There was also a 55% reduction in employee absenteeism, and 71% of workers reported that they were spending more time with their families.

“When I went to the office on the Monday morning after the first long weekend, I asked colleagues how their weekend was,” Al Roumi said. “Some colleagues were lost—they said, ‘We don’t know what to do with the extra time.’ They needed time to adjust, and now they’re spending more time with their families.”

She added: “The results are promising but we are still monitoring it to make sure objectives are met.”

4-day week ‘doesn’t go far enough’

Meanwhile, Hilary Cottam, an author and entrepreneur who works with governments around the world on addressing various social issues, argued that while a four-day working week is a “necessity,” the concept “doesn’t go far enough.”

“It doesn’t think about care of our children or our parents or just being with friends; [that] doesn’t happen in four days, it happens around the day,” she explained. “So, what we actually need to do is rethink the boundaries of time between work and care…and maybe we need some new boundaries so that we do have time to play and so on.”

She added: “A starting point would be working the equivalent of four days over a week…we’re talking about more time to be.”

‘For many workers, this is a nightmare’

Anne-Marie Slaughter, CEO of think tank New America, agreed that reconfiguring the week to distribute hours to suit employees was a positive solution.

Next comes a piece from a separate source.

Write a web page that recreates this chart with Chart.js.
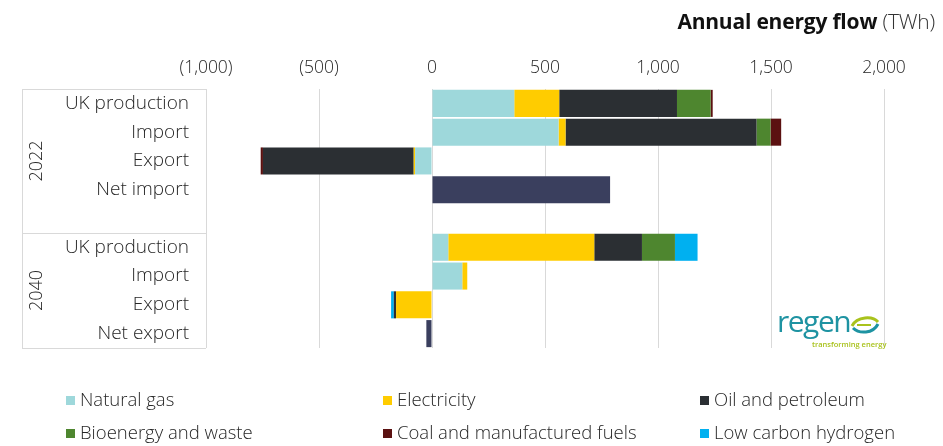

“I think of it as 32 hours distributed as necessary,” she said during the session—but she suggested shorter working weeks would need to be addressed on a case-by-case basis.  

“Different categories of workers have very different needs. When I first started writing about flexible work, I heard from lots of people who were working minimum wage [jobs] and didn’t have defined hours, they were working on just-in-time scheduling that meant they often didn’t have enough work,” Slaughter told the panel.

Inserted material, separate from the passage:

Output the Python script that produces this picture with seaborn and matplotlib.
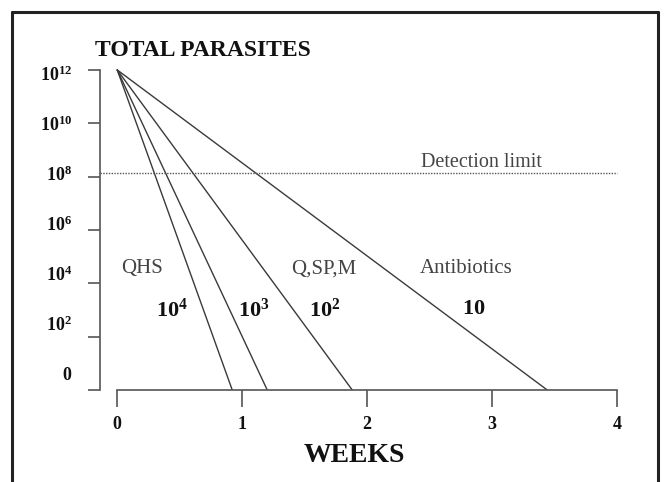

“From a societal point of view, yes, for knowledge workers, it’s fine—for many other workers, this is a nightmare. What they want is predictability: They need to know when they’re going to have childcare, they need to know they’re going to have enough hours to make it. And unless we address that, this will simply increase the inequity that we already see so dramatically much, much further.”

She added: “I think there’s a revolution here in agency, and that is good for society.”

Organizations all over the world have started trialing various versions of a shorter, four-day working week in recent years, with many reporting positive outcomes after slashing the length of time employees spend at work.

Microsoft Japan said in 2019 that its sales were boosted by 40% after the company decided to close the office on Fridays, while trials of a four-day workweek in Iceland were hailed an “overwhelming success” last year.

Trials continue to gain traction globally, with the U.K. government launching a pilot scheme that will see 60 companies with a collective 3,000 workers reduce their working weeks to four days from June.

The U.K. scheme is part of a worldwide effort by campaign group 4 Day Week Global, which will monitor the impact of a shorter working week over six months.

A further 38 companies in the U.S. and Canada are also taking part in the program.